On December 16, 2025, the Ontario Superior Court of Justice (Commercial List) granted an order appointing KPMG Inc. as receiver over all assets, undertakings, and properties of 2668979 Ontario Inc., including the real property municipally known as 355 North Street, Newcastle, Ontario. The application was brought by Royal Bank of Canada under section 243 of the Bankruptcy and Insolvency Act and section 101 of the Courts of Justice Act. Justice Dietrich granted the order following a contested hearing in which the debtor opposed the appointment and sought to retain control of sales and completion efforts.

2668979 Ontario Inc. is part of a property development group operating under the trade name Eaglebay Estates. The company is the registered owner of a proposed 29-unit residential townhouse development in Newcastle, Ontario. As of the hearing, 25 units had been constructed and four units were substantially complete, with external work such as landscaping and site finishing remaining outstanding. The project experienced delays in obtaining municipal approvals required for registration, which was ultimately completed in April 2025.

The project’s sales trajectory was materially affected by the approval delays, which led to several purchasers rescinding their agreements of purchase and sale. Under a credit agreement dated September 7, 2022, Royal Bank of Canada provided two credit facilities secured by a general security agreement and a charge over the property in the principal amount of $18.6 million. The credit agreement was most recently amended to extend maturity to August 31, 2025.

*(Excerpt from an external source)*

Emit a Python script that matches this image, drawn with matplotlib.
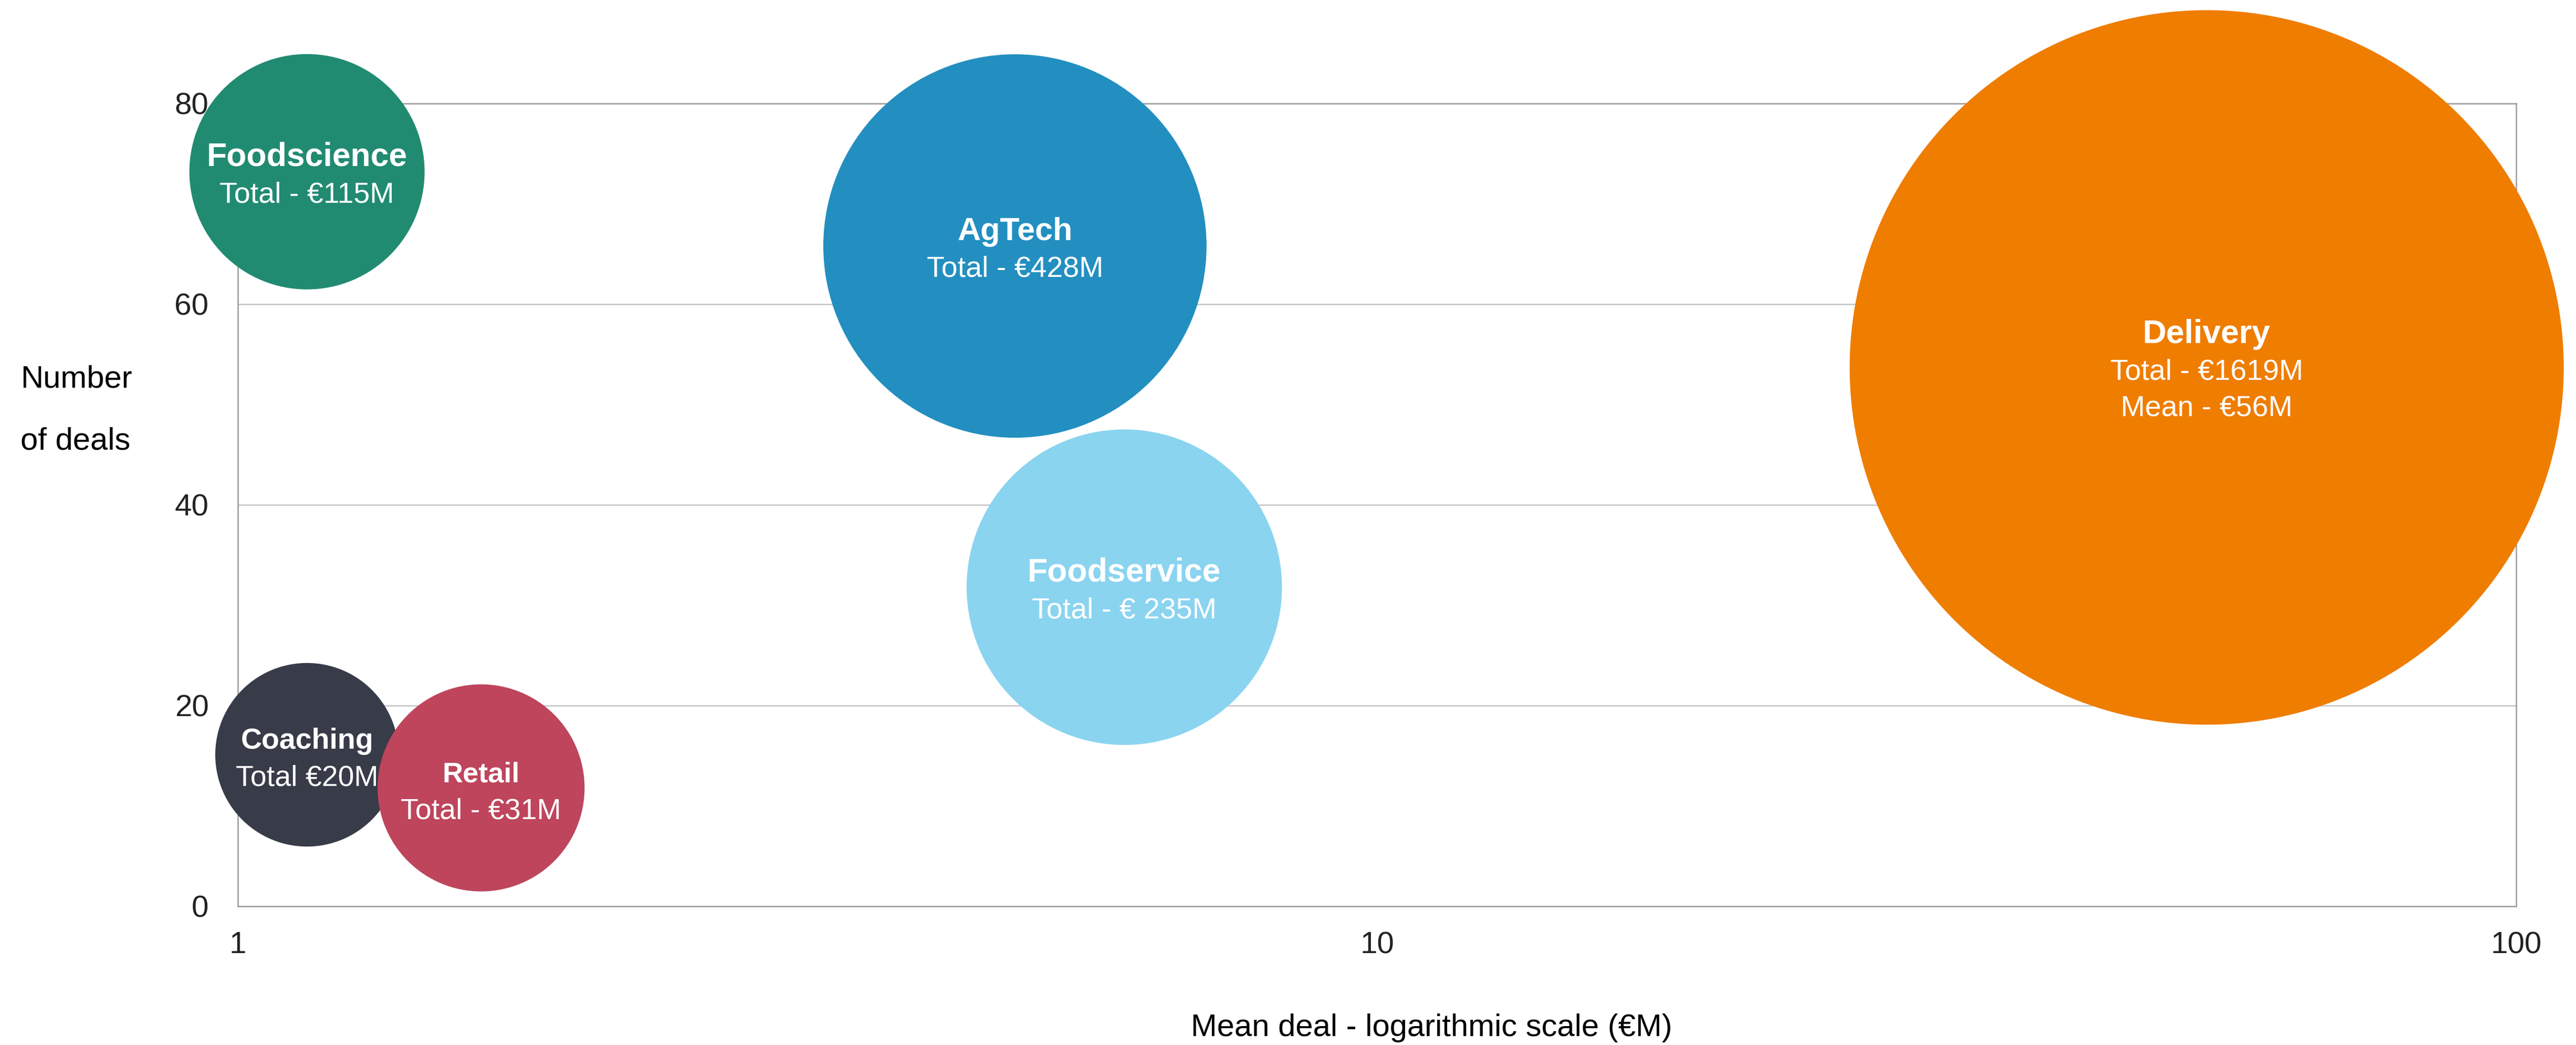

By letter dated August 22, 2024, the bank issued a default notice citing, among other matters, failures to maintain minimum purchaser deposits, pre-sales thresholds, and funding of cost overruns. While certain defaults were disputed, the debtor did not dispute that the facilities matured on August 31, 2025. A formal demand for repayment and notices under section 244 of the BIA followed on September 24, 2025. As of November 21, 2025, the debtor was indebted to the bank for approximately $9 million, subject to reductions from subsequent unit closings.

The debtor argued that a receiver was unnecessary, maintaining that continued unit sales would allow the bank to be repaid in full and preserve residual equity estimated at approximately $2 million. Evidence showed that only nine of the 29 units had closed as of late November 2025, with sales materially lagging projections previously provided to the bank. The debtor also acknowledged that more than $1.8 million was required to complete the project, including outstanding trade liabilities of $734,388.56, with over $625,000 outstanding for more than 90 days.

Although the debtor referenced additional financing obtained through a related entity, the court found no evidence that sufficient funds were available to complete construction and address unsecured liabilities, nor that refinancing of the bank was imminent. The bank cited loss of confidence in management’s sales forecasts and realization efforts.

Justice Dietrich held that it was just and convenient to appoint a receiver, finding that the debtor had not demonstrated the financial capacity to complete the project without further risk to the bank.

Counsel is Chaitons LLP for Royal Bank of Canada and Bennett Jones LLP for the debtor, 2668979 Ontario Inc.